ICICI Securities Reduces IPO Size After Failing To Enthuse Wealthy Investors

India’s largest stock broker ICICI Securities Ltd. reduced the size of its initial public offering after shares set aside for high net-worth and retail investors were not fully subscribed at a time when stocks remain choppy.

Nearly 88 percent of the offer was subscribed after the IPO window was extended till 8 p.m. today for retail investors, according last data available on the NSE website. “The company has successfully closed its proposed offer for sale and raised approximately around Rs. 3,500 crore,” ICICI Securities said in a statement late on Monday.

The anchor book, about 60 percent of the shares set aside for large institutional investors, was subscribed ahead of the IPO. The non-anchor institutional book was subscribed 1.04 times while only 36 percent of the shares set aside for the high net worth individuals were sold. Retail investors’ portion was subscribed 88 percent and the shareholders’ allocation was subscribed 34 percent.

Offer for sale rules allow an issuerto close the issue as long as the company is able to dilute 10 percent of the paid-up capital. ICICI Bank’s inability to sell all the shares it planned comes as the benchmark Nifty Index has fallen so far this year, with most of the losses coming after January. Its broking arm derives about 90 percent of its brokerage revenue from the retail business. The company, according to its draft prospectus, managed more than 90 equity offerings raising over Rs 1 lakh crore in the last five years.
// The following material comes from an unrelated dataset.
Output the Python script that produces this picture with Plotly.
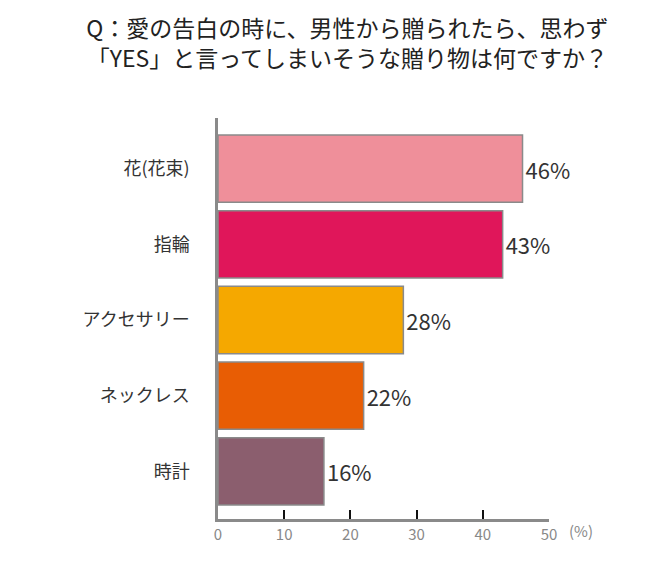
import plotly.graph_objects as go

categories = ["花(花束)", "指輪", "アクセサリー", "ネックレス", "時計"]
values = [46, 43, 28, 22, 16]
colors = ["#ef8f9a", "#e0165a", "#f5a800", "#e85d04", "#8b5e6e"]
xticks = [0, 10, 20, 30, 40, 50]

F = "Noto Sans CJK JP"
pos = list(range(len(categories)))
fig = go.Figure(go.Bar(
    x=values, y=pos, orientation="h", width=0.89,
    marker=dict(color=colors, line=dict(color="#8a8a8a", width=1.5)),
    text=[f"{v}%" for v in values], textposition="outside",
    textfont=dict(family=F, size=22, color="#333"), cliponaxis=False,
))
fig.update_layout(
    width=659, height=575, plot_bgcolor="white", paper_bgcolor="white",
    margin=dict(l=210, r=118, t=110, b=64), showlegend=False,
    title=dict(text="Q：愛の告白の時に、男性から贈られたら、思わず<br>「YES」と言ってしまいそうな贈り物は何ですか？",
               x=0.515, xanchor="center", y=0.95, yanchor="top",
               font=dict(family=F, size=23, color="#222")),
    xaxis=dict(range=[0, 50], tickvals=xticks, ticks="inside", ticklen=9, tickwidth=2,
               tickcolor="#111", showline=True, linecolor="#8a8a8a", linewidth=2.5,
               showgrid=False, zeroline=False, tickfont=dict(family=F, size=15, color="#888")),
    yaxis=dict(range=[4.63, -0.67], tickvals=pos, ticktext=categories, showline=True,
               linecolor="#8a8a8a", linewidth=2.5, showgrid=False, zeroline=False,
               ticks="", ticklabelstandoff=22, tickfont=dict(family=F, size=18, color="#333")),
    annotations=[dict(text="(%)", x=50, y=0, xref="x", yref="paper", xshift=32, yshift=-24,
                      showarrow=False, font=dict(family=F, size=15, color="#888"))],
)
fig.write_html("out.html")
Parent ICICI Bank initially planned to raise up to Rs 4,017 crore by selling up to 7.71 crore shares, or 24 percent stake, in the three-day offer at Rs 519-520 apiece, valuing the company at Rs 16,751 crore. That’s lower than the initially targeted Rs 25,000 crore at the time of filing its draft red herring prospectus.

Also Read: ICICI Securities IPO: Here’s All You Need To Know

Of the shares on offer, 5 percent of the shares were reserved for ICICI Bank employees, 9.5 percent for retail investors and the rest for institutional investors. The lender would have continued to hold 76 percent stake in the company after the issue.

This will be the third issue from the ICICI Group in three years—after Rs 6,000-crore ICICI Prudential Life Insurance and Rs 5,700-crore ICICI Lombard General Insurance IPOs.

SBI Caps, Bank of America Merrill Lynch, Citigroup, IIFL, CLSA and Edelweiss are managing the issue, according to the prospectus.